[start of Data listing]
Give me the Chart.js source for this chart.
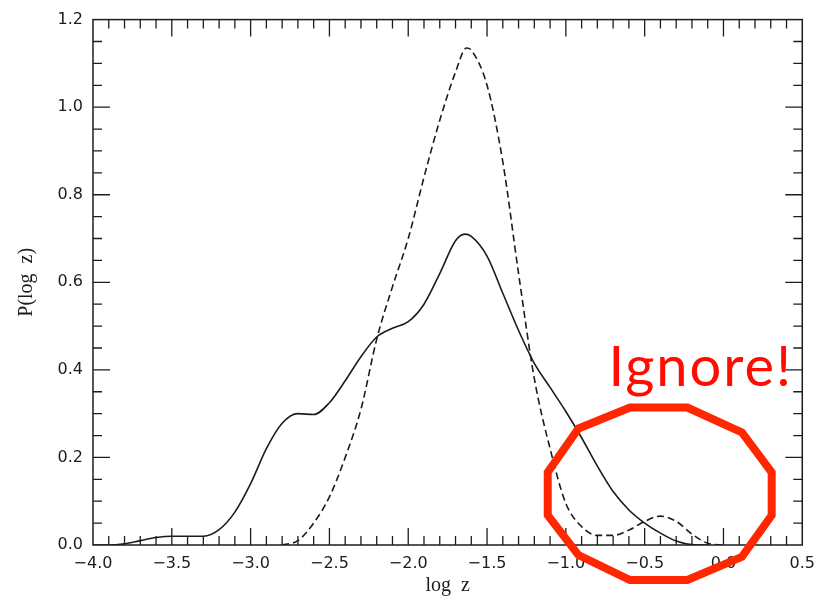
<!DOCTYPE html>
<html>
<head>
<meta charset="utf-8">
<title>P(log z)</title>
<script src="https://cdn.jsdelivr.net/npm/chart.js@4/dist/chart.umd.min.js"></script>
<style>
    html, body { margin: 0; padding: 0; background: #fff; }
    #wrap { width: 824px; height: 599px; }
</style>
</head>
<body>
<div id="wrap"><canvas id="chart" width="824" height="599"></canvas></div>
<script>
// values
const solidLogZ = [-4.0, -3.9, -3.8, -3.7, -3.6, -3.5, -3.4, -3.3, -3.2, -3.1, -3.0, -2.9, -2.8, -2.7, -2.6,
    -2.5, -2.4, -2.3, -2.2, -2.1, -2.0, -1.9, -1.8, -1.7, -1.64, -1.6, -1.5, -1.4, -1.3, -1.2, -1.1, -1.0,
    -0.9, -0.8, -0.7, -0.6, -0.5, -0.4, -0.3, -0.2, -0.1];
const solidP = [0, 0, 0.003, 0.01, 0.017, 0.02, 0.02, 0.02, 0.035, 0.075, 0.14, 0.22, 0.278, 0.3, 0.298,
    0.325, 0.375, 0.43, 0.475, 0.495, 0.51, 0.55, 0.62, 0.695, 0.71, 0.705, 0.66, 0.575, 0.49, 0.415, 0.36, 0.305,
    0.245, 0.18, 0.122, 0.08, 0.05, 0.027, 0.009, 0.001, 0];

const dashedLogZ = [-2.8, -2.7, -2.6, -2.5, -2.4, -2.3, -2.2, -2.1, -2.0, -1.9, -1.8, -1.7, -1.63, -1.6, -1.5,
    -1.4, -1.3, -1.2, -1.1, -1.0, -0.9, -0.8, -0.7, -0.6, -0.5, -0.4, -0.3, -0.2, -0.1, 0.0];
const dashedP = [0, 0.01, 0.05, 0.11, 0.2, 0.31, 0.47, 0.59, 0.7, 0.84, 0.97, 1.08, 1.135, 1.13, 1.05,
    0.875, 0.62, 0.38, 0.22, 0.095, 0.042, 0.022, 0.022, 0.034, 0.054, 0.066, 0.054, 0.025, 0.004, 0];

const xTicks = [-4.0, -3.5, -3.0, -2.5, -2.0, -1.5, -1.0, -0.5, 0.0, 0.5];
const yTicks = [0.0, 0.2, 0.4, 0.6, 0.8, 1.0, 1.2];

// red "ignore" marking, in data units
const ignoreRingX = [-0.92, -0.593, -0.229, 0.117, 0.306, 0.306, 0.117, -0.229, -0.593, -0.92, -1.115, -1.115];
const ignoreRingY = [0.266, 0.314, 0.314, 0.257, 0.166, 0.068, -0.027, -0.08, -0.08, -0.023, 0.068, 0.166];
const ignoreLabel = { text: 'Ignore!', x: -0.73, y: 0.364 };

const toPoints = (xs, ys) => xs.map((v, i) => ({ x: v, y: ys[i] }));
const fmt = v => v.toFixed(1).replace('-', '\u2212');

const ink = '#1c1c1c';
const tickFont = { family: 'DejaVu Sans', size: 16 };
const titleFont = { family: 'Liberation Serif', size: 20 };

// box with inward ticks on all four sides
const frameTicks = {
    id: 'frameTicks',
    afterDatasetsDraw(chart) {
        const { ctx, chartArea: a, scales: { x, y } } = chart;
        ctx.save();
        ctx.strokeStyle = ink;
        ctx.lineWidth = 1.5;
        ctx.strokeRect(a.left, a.top, a.right - a.left, a.bottom - a.top);
        ctx.lineWidth = 1.3;
        ctx.beginPath();
        for (let i = 1; i < 45; i++) {
            const px = x.getPixelForValue(-4 + i * 0.1);
            const len = i % 5 === 0 ? 17 : 9;
            ctx.moveTo(px, a.bottom); ctx.lineTo(px, a.bottom - len);
            ctx.moveTo(px, a.top); ctx.lineTo(px, a.top + len);
        }
        for (let i = 1; i < 24; i++) {
            const py = y.getPixelForValue(i * 0.05);
            const len = i % 4 === 0 ? 17 : 9;
            ctx.moveTo(a.left, py); ctx.lineTo(a.left + len, py);
            ctx.moveTo(a.right, py); ctx.lineTo(a.right - len, py);
        }
        ctx.stroke();
        ctx.restore();
    }
};

const ignoreMark = {
    id: 'ignoreMark',
    afterDraw(chart) {
        const { ctx, scales: { x, y } } = chart;
        ctx.save();
        ctx.strokeStyle = '#ff2600';
        ctx.lineWidth = 8;
        ctx.lineJoin = 'miter';
        ctx.beginPath();
        ignoreRingX.forEach((v, i) => {
            const px = x.getPixelForValue(v), py = y.getPixelForValue(ignoreRingY[i]);
            if (i === 0) ctx.moveTo(px, py); else ctx.lineTo(px, py);
        });
        ctx.closePath();
        ctx.stroke();

        ctx.fillStyle = '#ff0d00';
        ctx.font = '56px Lato';
        ctx.letterSpacing = '2px';
        ctx.textBaseline = 'alphabetic';
        ctx.fillText(ignoreLabel.text, x.getPixelForValue(ignoreLabel.x), y.getPixelForValue(ignoreLabel.y));
        ctx.restore();
    }
};

new Chart(document.getElementById('chart'), {
    type: 'scatter',
    data: {
        datasets: [{
            label: 'solid',
            data: toPoints(solidLogZ, solidP),
            showLine: true,
            borderColor: ink,
            borderWidth: 1.6,
            pointRadius: 0,
            cubicInterpolationMode: 'monotone'
        }, {
            label: 'dashed',
            data: toPoints(dashedLogZ, dashedP),
            showLine: true,
            borderColor: ink,
            borderWidth: 1.6,
            borderDash: [7, 4],
            pointRadius: 0,
            cubicInterpolationMode: 'monotone'
        }]
    },
    options: {
        responsive: false,
        animation: false,
        layout: { padding: { top: 16, right: 15, left: 0, bottom: 0 } },
        plugins: {
            legend: { display: false },
            tooltip: { enabled: false }
        },
        scales: {
            x: {
                type: 'linear',
                min: -4,
                max: 0.5,
                afterFit: s => { s.height = 54; },
                afterBuildTicks: s => { s.ticks = xTicks.map(v => ({ value: v })); },
                grid: { display: false, drawTicks: false },
                border: { display: false },
                ticks: {
                    padding: 9,
                    color: ink,
                    font: tickFont,
                    maxRotation: 0,
                    autoSkip: false,
                    callback: v => fmt(v)
                },
                title: {
                    display: true,
                    text: 'log  z',
                    color: ink,
                    font: titleFont,
                    padding: { top: 0, bottom: 1 }
                }
            },
            y: {
                min: 0,
                max: 1.2,
                afterFit: s => { s.width = 93; },
                afterBuildTicks: s => { s.ticks = yTicks.map(v => ({ value: v })); },
                grid: { display: false, drawTicks: false },
                border: { display: false },
                ticks: {
                    padding: 10,
                    color: ink,
                    font: tickFont,
                    autoSkip: false,
                    callback: v => fmt(v)
                },
                title: {
                    display: true,
                    text: 'P(log  z)',
                    color: ink,
                    font: titleFont,
                    padding: { top: 15, bottom: 0 }
                }
            }
        }
    },
    plugins: [frameTicks, ignoreMark]
});
</script>
</body>
</html>
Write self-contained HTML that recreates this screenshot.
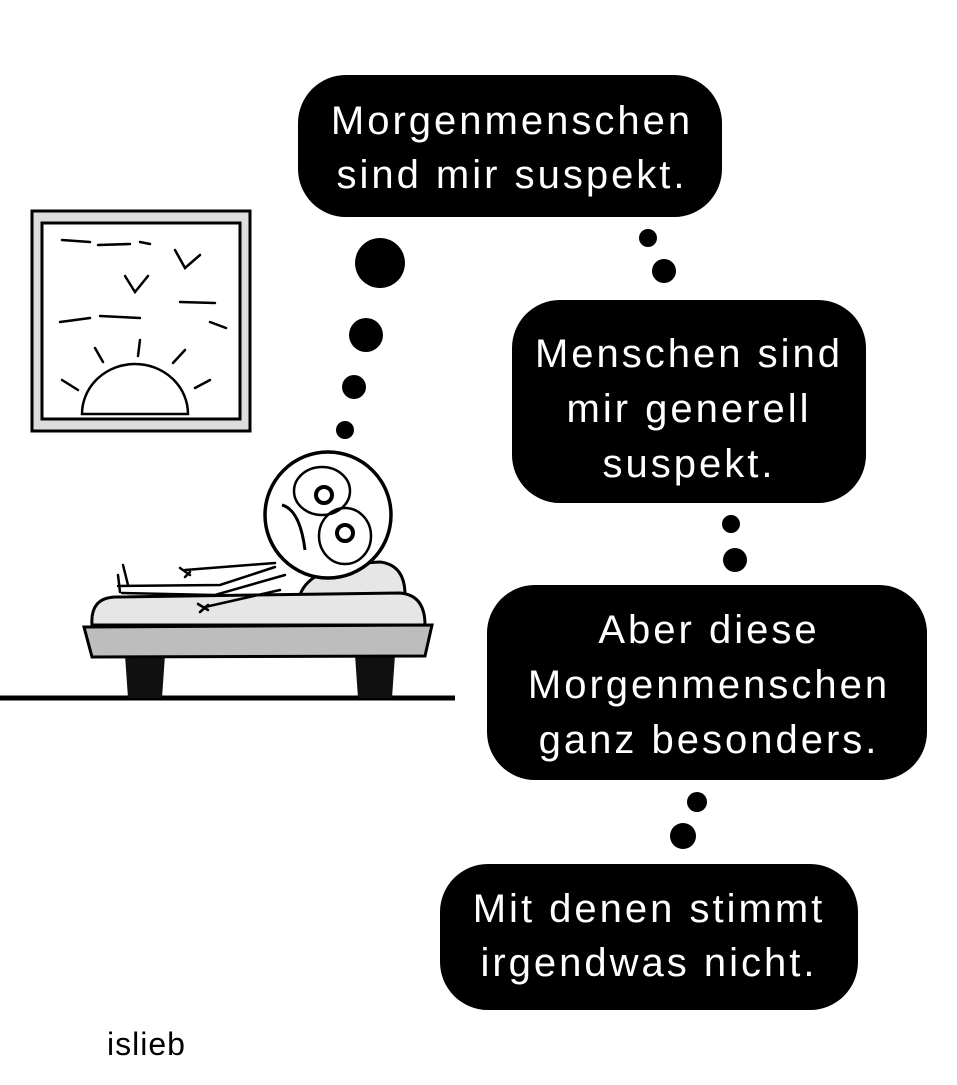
<!DOCTYPE html>
<html><head><meta charset="utf-8"><style>
html,body{margin:0;padding:0;background:#fff;}
body{width:957px;height:1080px;overflow:hidden;}
svg text{font-family:"Liberation Sans","DejaVu Sans",sans-serif;fill:#fff;font-size:40px;letter-spacing:3px;}
</style></head><body>
<svg width="957" height="1080" viewBox="0 0 957 1080" xmlns="http://www.w3.org/2000/svg">
<rect x="32" y="211" width="218" height="220" fill="#ddd" stroke="#000" stroke-width="3"/>
<rect x="42" y="223" width="198" height="196" fill="#fff" stroke="#000" stroke-width="3"/>
<g stroke="#000" stroke-width="2.5" fill="none" stroke-linecap="round">
<path d="M62 240 L90 242 M98 245 L130 244 M140 242 L150 244"/>
<path d="M175 250 L185 268 L200 255 M125 276 L135 292 L148 276"/>
<path d="M60 322 L90 318 M100 316 L140 318 M180 302 L215 303 M210 322 L226 328"/>
<path d="M82 414 A53 50 0 0 1 188 414 Z" fill="#fff"/>
<path d="M95 348 L103 362 M140 340 L138 356 M185 350 L173 363 M62 380 L78 390 M210 380 L195 388"/>
</g>
<line x1="0" y1="698" x2="455" y2="698" stroke="#000" stroke-width="5"/>
<path d="M125 655 L165 655 L162 698 L128 698 Z" fill="#111"/>
<path d="M355 655 L395 655 L392 698 L358 698 Z" fill="#111"/>
<path d="M300 595 Q310 565 380 562 Q405 565 405 595 Z" fill="#e6e6e6" stroke="#000" stroke-width="3"/>
<path d="M92 625 Q90 598 115 597 L400 593 Q425 595 425 625 Z" fill="#e6e6e6" stroke="#000" stroke-width="3"/>
<path d="M84 627 L432 625 L425 656 L92 657 Z" fill="#bdbdbd" stroke="#000" stroke-width="3"/>
<g stroke="#000" stroke-width="2.5" fill="none" stroke-linecap="round">
<path d="M118 586 L220 585 L275 567 M122 593 L215 595 L285 575"/>
<path d="M123 565 L128 585 M118 575 L120 592"/>
<path d="M185 570 L275 563 M180 568 L190 575 M185 577 L190 572"/>
<path d="M205 607 L280 590 M198 604 L208 610 M200 612 L208 605"/>
</g>
<circle cx="328" cy="515" r="63" fill="#fff" stroke="#000" stroke-width="3.5"/>
<g stroke="#000" stroke-width="2.5" fill="none">
<ellipse cx="322" cy="491" rx="28" ry="24"/>
<ellipse cx="345" cy="536" rx="26" ry="28"/>
<circle cx="324" cy="495" r="8" stroke-width="4"/>
<circle cx="345" cy="533" r="8" stroke-width="4"/>
<path d="M282 505 Q300 510 305 550" stroke-width="3"/>
</g>
<g fill="#000">
<circle cx="380" cy="263" r="25"/><circle cx="366" cy="335" r="17"/>
<circle cx="354" cy="387" r="12"/><circle cx="345" cy="430" r="9"/>
<circle cx="648" cy="238" r="9"/><circle cx="664" cy="271" r="12"/>
<circle cx="731" cy="524" r="9"/><circle cx="735" cy="560" r="12"/>
<circle cx="697" cy="802" r="10"/><circle cx="683" cy="836" r="13"/>
</g>
<rect x="298" y="75" width="424" height="142" rx="48" fill="#000"/>
<text x="512" y="134" text-anchor="middle">Morgenmenschen</text>
<text x="512" y="188" text-anchor="middle">sind mir suspekt.</text>
<rect x="512" y="300" width="354" height="203" rx="48" fill="#000"/>
<text x="689" y="367" text-anchor="middle">Menschen sind</text>
<text x="689" y="422" text-anchor="middle">mir generell</text>
<text x="689" y="477" text-anchor="middle">suspekt.</text>
<rect x="487" y="585" width="440" height="195" rx="48" fill="#000"/>
<text x="709" y="643" text-anchor="middle">Aber diese</text>
<text x="709" y="698" text-anchor="middle">Morgenmenschen</text>
<text x="709" y="753" text-anchor="middle">ganz besonders.</text>
<rect x="440" y="864" width="418" height="146" rx="48" fill="#000"/>
<text x="649" y="922" text-anchor="middle">Mit denen stimmt</text>
<text x="649" y="976" text-anchor="middle">irgendwas nicht.</text>
<text x="107" y="1055" style="fill:#000;font-size:32px;letter-spacing:1px">islieb</text>
</svg>
</body></html>
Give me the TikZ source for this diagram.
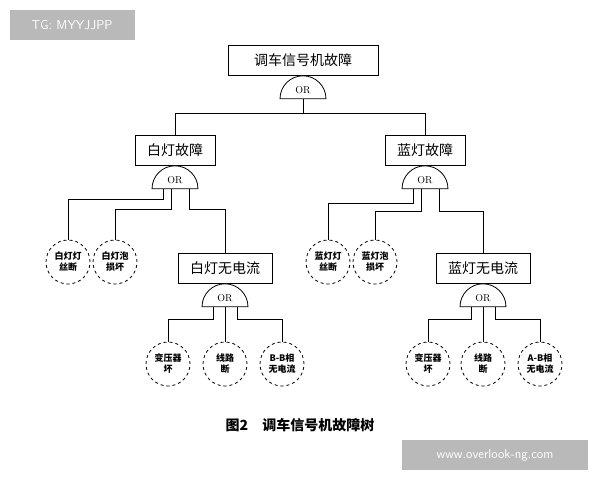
[end of Data listing]
-- What you need to do --
Repeat, exactly and in full, each line from the start of the data to the line that contains "const fmt = v". Pictures do not go in.

-- Task response --
Give me the Chart.js source for this chart.
<!DOCTYPE html>
<html>
<head>
<meta charset="utf-8">
<title>P(log z)</title>
<script src="https://cdn.jsdelivr.net/npm/chart.js@4/dist/chart.umd.min.js"></script>
<style>
    html, body { margin: 0; padding: 0; background: #fff; }
    #wrap { width: 824px; height: 599px; }
</style>
</head>
<body>
<div id="wrap"><canvas id="chart" width="824" height="599"></canvas></div>
<script>
// values
const solidLogZ = [-4.0, -3.9, -3.8, -3.7, -3.6, -3.5, -3.4, -3.3, -3.2, -3.1, -3.0, -2.9, -2.8, -2.7, -2.6,
    -2.5, -2.4, -2.3, -2.2, -2.1, -2.0, -1.9, -1.8, -1.7, -1.64, -1.6, -1.5, -1.4, -1.3, -1.2, -1.1, -1.0,
    -0.9, -0.8, -0.7, -0.6, -0.5, -0.4, -0.3, -0.2, -0.1];
const solidP = [0, 0, 0.003, 0.01, 0.017, 0.02, 0.02, 0.02, 0.035, 0.075, 0.14, 0.22, 0.278, 0.3, 0.298,
    0.325, 0.375, 0.43, 0.475, 0.495, 0.51, 0.55, 0.62, 0.695, 0.71, 0.705, 0.66, 0.575, 0.49, 0.415, 0.36, 0.305,
    0.245, 0.18, 0.122, 0.08, 0.05, 0.027, 0.009, 0.001, 0];

const dashedLogZ = [-2.8, -2.7, -2.6, -2.5, -2.4, -2.3, -2.2, -2.1, -2.0, -1.9, -1.8, -1.7, -1.63, -1.6, -1.5,
    -1.4, -1.3, -1.2, -1.1, -1.0, -0.9, -0.8, -0.7, -0.6, -0.5, -0.4, -0.3, -0.2, -0.1, 0.0];
const dashedP = [0, 0.01, 0.05, 0.11, 0.2, 0.31, 0.47, 0.59, 0.7, 0.84, 0.97, 1.08, 1.135, 1.13, 1.05,
    0.875, 0.62, 0.38, 0.22, 0.095, 0.042, 0.022, 0.022, 0.034, 0.054, 0.066, 0.054, 0.025, 0.004, 0];

const xTicks = [-4.0, -3.5, -3.0, -2.5, -2.0, -1.5, -1.0, -0.5, 0.0, 0.5];
const yTicks = [0.0, 0.2, 0.4, 0.6, 0.8, 1.0, 1.2];

// red "ignore" marking, in data units
const ignoreRingX = [-0.92, -0.593, -0.229, 0.117, 0.306, 0.306, 0.117, -0.229, -0.593, -0.92, -1.115, -1.115];
const ignoreRingY = [0.266, 0.314, 0.314, 0.257, 0.166, 0.068, -0.027, -0.08, -0.08, -0.023, 0.068, 0.166];
const ignoreLabel = { text: 'Ignore!', x: -0.73, y: 0.364 };

const toPoints = (xs, ys) => xs.map((v, i) => ({ x: v, y: ys[i] }));
const fmt = v => v.toFixed(1).replace('-', '\u2212');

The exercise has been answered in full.